Java code—problems like missing annotations, unnecessary casts, unused variables, missing parentheses and nested statements without braces.

Eclipse 3.2 will be upwardly compatible with Eclipse 3.1. (Eclipse 3.1 was released in June 2005.) This compatibility covers many levels, including the API contract, the plug-ins, the source code and the workspace. A document named the “Eclipse 3.2 Plug-in Migration Guide” describes any exceptions to these compatibility requirements.

Other projects are touting some significant user-level improvements as part of Callisto. For example, the Business Intelligence and Reporting Tools (BIRT) project will introduce “reportlets”—chunks of DHTML that may constitute parts of one or more Web pages. BIRT will also allow users to join data sets, providing greater flexibility in generating reports.

Some features will appear only as technology previews in June’s Callisto release. For example, the Web Tools Platform will demonstrate some JSF tooling and EJB 3 support, and the Test and Performance Tools Platform (TPTP) will preview its flashy new Automated GUI Recorder.

LOOKING TO THE FUTURE
Release candidates of Eclipse 3.2 and the other Callisto

projects are already available
at download.eclipse.org/eclipse
/downloads/index.php. Between now and the June release date, changes to the code will be bug fixes, performance improvements and other behind-the-scenes tweaks. To make the most of these final weeks, Callisto organizers are sponsoring a Great Bugs Contest.

When the June release date has passed, Eclipse organizers and team members will look back and evaluate the success of the Callisto effort. Officially, they’ll be giving the thumbs-up or thumbs-down to another yearlong effort culminating in a simultaneous release. But unofficially, the positive momentum surrounding Callisto all but guarantees a second year. “After doing this once, we can’t go back,” said Freeman-Benson. “We won’t go back and make project releases more confusing again.” The 2006-2007 effort will be named for yet another moon of Jupiter. Point your search engine to names like Io, Europa and Ganymede.

The goals of this year’s Callisto release focus on prevention, ensuring that 10 Eclipse projects keep their feature sets from interfering with one another. Next year’s focus may be more proactive, involving tighter integration among the participating projects. Projects may be expected to use one another’s public APIs or to explore ways of building on one another’s features. (For example, the TPTP and BIRT projects can now cooperate to report test and profiling data. TPTP generates the data, and BIRT generates reports from the data. The cooperative features are available within the Callisto release, but the push for these cooperative features didn’t come directly from the Callisto effort.)

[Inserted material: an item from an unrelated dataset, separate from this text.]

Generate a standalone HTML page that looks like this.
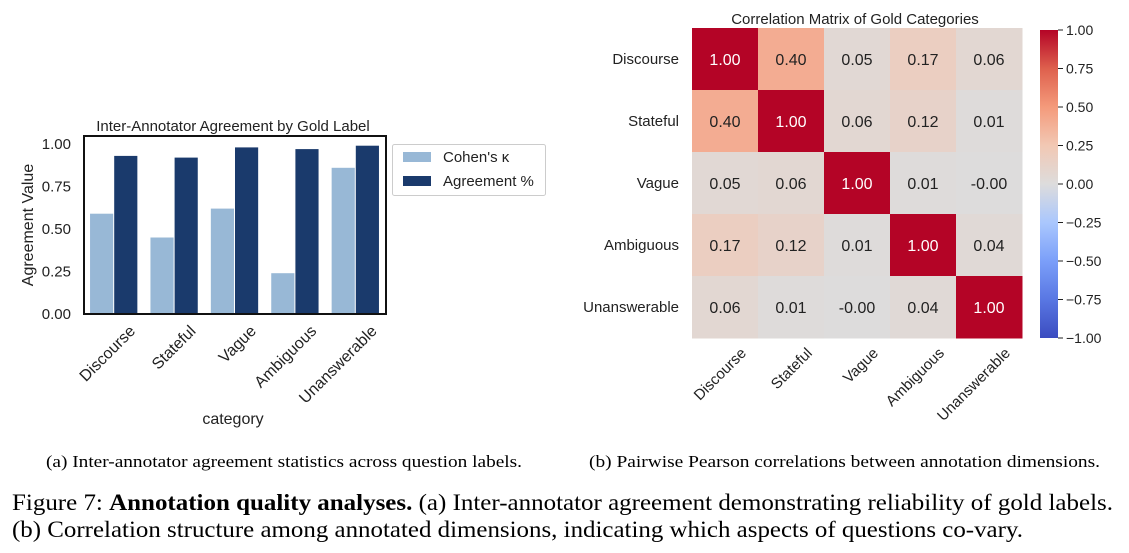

The 2006-2007 coordinated release plan will probably involve more than 10 projects. (This past year, several projects expressed interest in joining the coordinated release after the initial Callisto launch. But the Callisto organizers decided to hold the line with their original 10 projects.) One way or another, projects in the Eclipse rubric will maintain their traditional independence. The TPTP project plans to do two releases per year (one release associated with Callisto, and a second “free agent” release in Q4) and other projects are free to follow suit. For the past few years, the overarching Eclipse Project has seen one major release in June of each year, and the Eclipse consortium plans to continue on this schedule.

In the long term, the Callisto model extends far beyond Eclipse. Callisto brings yet another level of respectability to open-source software. In 1984, when Richard Stallman founded the GNU project, managers envisioned unruly hackers developing buggy code for people who were unwilling to pay a decent price. But groups like Eclipse, JBoss and Red Hat have changed that perception.

JBoss’ focused business model led to its securing US$10 million in venture financing in 2004, and this year to its acquisition by Red Hat. And Eclipse has created a model in which complementary and competing companies work together toward some of their common goals. Open-source software was never the domain of outlaws and ne’er-do-wells, but nowadays industry professionals are putting their trust and their dollars in the direction of open-source software.